Kendisine benim gibi, herkesin de "bu nasıl vatan, devlet sevgisi, her pisliğin içindesin ya da görmüş, susmuşsun"denildiğinde; su cevabi vermişti:

HER GÖRDÜĞÜNÜZÜ ANLATIYOR MUSUNUZ?

Elbette her gördüğümüzü anlatmayız, ama rahmetli Gazi Paşa'nin dediği gibi: Mevzubahis vatansa gerisi teferruattır… Sedat PEKER, sizin için mevzubahis vatan olmamış, en azından Ergenekon tutuklusuyken, tahliye edildikten sonraki döneminizde…

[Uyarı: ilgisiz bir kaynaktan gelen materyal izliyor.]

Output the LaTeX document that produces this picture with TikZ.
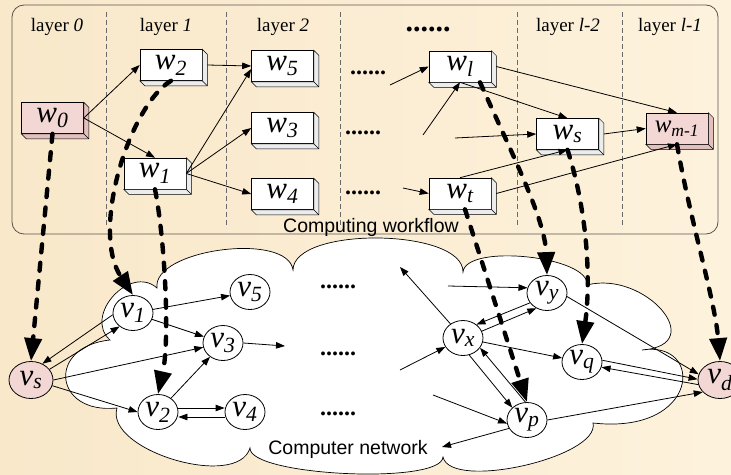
\documentclass[tikz,border=0pt]{standalone}
\usepackage{fontspec}
\setmainfont{Liberation Serif}
\setsansfont{Liberation Sans}
\usetikzlibrary{arrows.meta,shapes.geometric}

\definecolor{bgA}{RGB}{249,232,202}
\definecolor{bgB}{RGB}{253,242,220}
\definecolor{pinkfill}{RGB}{243,215,213}
\definecolor{pinkside}{RGB}{226,192,190}
\definecolor{boxside}{RGB}{236,236,236}
\definecolor{framecol}{RGB}{90,84,76}
\definecolor{sepcol}{RGB}{105,105,105}

% 3D depth of a task box: side and bottom faces
\newcommand\boxdepth[2]{%
  \filldraw[fill=#2, line width=0.5pt]
    (#1.north east) -- ([shift={(5,5)}]#1.north east)
    -- ([shift={(5,5)}]#1.south east) -- ([shift={(5,5)}]#1.south west)
    -- (#1.south west) -- (#1.south east) -- cycle;
  \draw[line width=0.5pt] (#1.south east) -- ([shift={(5,5)}]#1.south east);
}

\begin{document}
\begin{tikzpicture}[x=1pt,y=-1pt,
  task/.style={draw=black, line width=0.6pt, fill=white, minimum width=62pt,
    minimum height=31pt, inner sep=0pt, font=\fontsize{31}{31}\selectfont\itshape},
  hot/.style={fill=pinkfill},
  host/.style={ellipse, draw=black, line width=0.8pt, fill=white, minimum width=40pt,
    minimum height=35pt, inner sep=0pt, font=\fontsize{31}{31}\selectfont\itshape},
  layerlab/.style={anchor=base, font=\fontsize{19}{19}\selectfont},
  dots/.style={anchor=base, font=\fontsize{24}{24}\selectfont\bfseries},
  caption/.style={anchor=base, font=\sffamily\fontsize{19.5}{19.5}\selectfont},
  link/.style={line width=0.8pt, -{Triangle[length=9pt,width=6.5pt]}},
  mapping/.style={line width=4.4pt, line cap=round, dash pattern=on 8pt off 10.5pt,
    -{Triangle[length=23pt,width=17pt]}},
  sep/.style={draw=sepcol, line width=0.6pt, dash pattern=on 5pt off 3pt}
]
\useasboundingbox (0,0) rectangle (731,474);
\shade[left color=bgA, right color=bgB] (0,0) rectangle (731,474);

% workflow frame and layer separators
\draw[framecol, line width=0.8pt, rounded corners=12pt] (12,5) rectangle (718,234);
\foreach \x in {106,226,340,517,622} \draw[sep] (\x,12) -- (\x,228);

\node[layerlab] (l0) at (57,31) {layer \textit{0}};
\node[layerlab] (l1) at (166,31) {layer \textit{1}};
\node[layerlab] (l2) at (283,31) {layer \textit{2}};
\node[anchor=base, font=\fontsize{30}{30}\selectfont\bfseries] (ld) at (428,31) {......};
\node[layerlab] (l3) at (568,31) {layer \textit{l-2}};
\node[layerlab] (l4) at (670,31) {layer \textit{l-1}};

\node[dots] (d1) at (368,74) {......};
\node[dots] (d2) at (363,134) {......};
\node[dots] (d3) at (363,194) {......};
\node[caption] (cw) at (371,232) {Computing workflow};

% computer network cloud
\draw[fill=white, line width=0.7pt] (117,408)
  .. controls (53.4,414.5) and (46.4,346.5) .. (110,340)
  .. controls (83,316) and (130,264) .. (157,288)
  .. controls (151.9,249.3) and (287.9,231.3) .. (293,270)
  .. controls (293.5,226) and (463.5,228) .. (463,272)
  .. controls (466,243.2) and (590,256.2) .. (587,285)
  .. controls (645,270) and (710,345) .. (642,350)
  .. controls (705,340) and (700,435) .. (593,423)
  .. controls (600.7,457.1) and (450.7,491.1) .. (443,457)
  .. controls (441.7,485) and (248.7,476) .. (250,448)
  .. controls (237.3,490.2) and (104.3,450.2) .. (117,408)
  -- cycle;

\node[dots] (n1) at (338,288) {......};
\node[dots] (n2) at (338,355) {......};
\node[dots] (n3) at (338,415) {......};
\node[caption] (cn) at (348,454) {Computer network};

% workflow tasks
\node[task,hot] (w0) at (52.5,118) {w\textsubscript{0}};
\node[task] (w2) at (171,65) {w\textsubscript{2}};
\node[task] (w1) at (155,173.5) {w\textsubscript{1}};
\node[task] (w5) at (282.5,66) {w\textsubscript{5}};
\node[task] (w3) at (282.5,128) {w\textsubscript{3}};
\node[task] (w4) at (282.5,194) {w\textsubscript{4}};
\node[task] (wl) at (460,66.5) {w\textsubscript{l}};
\node[task] (ws) at (567.5,134) {w\textsubscript{s}};
\node[task,hot,font=\fontsize{25}{25}\selectfont\itshape] (wm) at (677,128.5) {w\textsubscript{m-1}};
\node[task] (wt) at (460,193.5) {w\textsubscript{t}};
\boxdepth{w0}{pinkside}
\boxdepth{w2}{boxside}
\boxdepth{w1}{boxside}
\boxdepth{w5}{boxside}
\boxdepth{w3}{boxside}
\boxdepth{w4}{boxside}
\boxdepth{wl}{boxside}
\boxdepth{ws}{boxside}
\boxdepth{wm}{pinkside}
\boxdepth{wt}{boxside}

% loose ends of workflow edges
\coordinate (a1) at (390,85);
\coordinate (a2) at (423,135);
\coordinate (a3) at (455,138);
\coordinate (a4) at (403,188);

% workflow dependencies
\draw[link] (w0.east) -- (w2.west);
\draw[link] (w0.east) -- (w1.north);
\draw[link] ([xshift=5pt]w2.east) -- (w5.west);
\draw[link] (w1.east) -- ([yshift=-3pt]w5.west);
\draw[link] (w1.east) -- (w3.west);
\draw[link] (w1.east) -- (w4.west);
\draw[link] (a1) -- (wl.west);
\draw[link] (a2) -- (wl.south);
\draw[link] (wl.south) -- (ws.north);
\draw[link] (a3) -- (ws.west);
\draw[link] (a4) -- (wt.west);
\draw[link] ([xshift=5pt]wl.east) -- (wm.north);
\draw[link] ([xshift=5pt]ws.east) -- (wm.west);
\draw[link] (wt.north) -- (ws.south);
\draw[link] ([xshift=5pt]wt.east) -- (wm.south);

% network hosts
\node[host] (v1) at (133,313) {v\textsubscript{1}};
\node[host] (v5) at (250,292) {v\textsubscript{5}};
\node[host] (v3) at (223,343) {v\textsubscript{3}};
\node[host] (v2) at (158,412) {v\textsubscript{2}};
\node[host] (v4) at (245,412) {v\textsubscript{4}};
\node[host,hot,minimum width=44pt,minimum height=37pt] (vs) at (31,380) {v\textsubscript{s}};
\node[host] (vy) at (547,293) {v\textsubscript{y}};
\node[host] (vx) at (463,338) {v\textsubscript{x}};
\node[host] (vq) at (582,362) {v\textsubscript{q}};
\node[host] (vp) at (527,420) {v\textsubscript{p}};
\node[host,hot,minimum width=44pt,minimum height=37pt] (vd) at (720,380) {v\textsubscript{d}};

% loose ends of network links
\coordinate (b1) at (285,346);
\coordinate (b2) at (400,370);
\coordinate (b3) at (400,267);
\coordinate (b4) at (448,286);
\coordinate (b5) at (433,395);
\coordinate (b6) at (442,447);

% network links
\draw[link] (v1) -- (v5);
\draw[link] (v1) -- (v3);
\draw[link] (v1.185) -- (vs.55);
\draw[link] (vs.30) -- (v1.225);
\draw[link] (vs.east) -- (v3);
\draw[link] (vs.-15) -- (v2.west);
\draw[link] (v2) -- (v3);
\draw[link] ([yshift=4pt]v2.east) -- ([yshift=4pt]v4.west);
\draw[link] ([yshift=-5pt]v4.west) -- ([yshift=-5pt]v2.east);
\draw[link] (v3.east) -- (b1);
\draw[link] (b2) -- (vx);
\draw[link] (vx) -- (b3);
\draw[link] (b4) -- (vy.165);
\draw[link] (vy.210) -- (vx.45);
\draw[link] (vx.20) -- (vy.235);
\draw[link] (vx) -- (vq);
\draw[link] (vx.290) -- (vp.140);
\draw[link] (vp.95) -- (vx.330);
\draw[link] (b5) -- (vp.190);
\draw[link] (vp.205) -- (b6);
\draw[link] (vy.-10) -- (vd.165);
\draw[link] (vq.5) -- (vd.178);
\draw[link] (vd.192) -- (vq.-15);
\draw[link] (vp.east) -- (vd.215);

% task-to-host mappings
\draw[mapping] (w0.south) -- (vs.north);
\draw[mapping] (w2.south) .. controls (130,105) and (90,230) .. (v1.north);
\draw[mapping] (w1.south) .. controls (165,240) and (170,340) .. (v2.north);
\draw[mapping] ([xshift=20pt]wl.south) .. controls (515,160) and (545,220) .. (vy.north);
\draw[mapping] (ws.south) .. controls (590,220) and (590,290) .. (vq.north);
\draw[mapping] ([xshift=5pt]wt.south) -- (vp.north);
\draw[mapping] (wm.south) .. controls (690,220) and (715,300) .. (vd.north);
\end{tikzpicture}
\end{document}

Bir insan ayni anda hem vatanperver, milliyetperver olup, ayni anda videolarınızda anlattığınız olayların faili, ortağı, şahidi olamaz… Çok net… Ama yine de tarihe nasıl geçeceğinize, tarih yazıcılar karar verecek bu da başka bir konu… Ancak benim vicdanımda, eski yerinizde değilsiniz…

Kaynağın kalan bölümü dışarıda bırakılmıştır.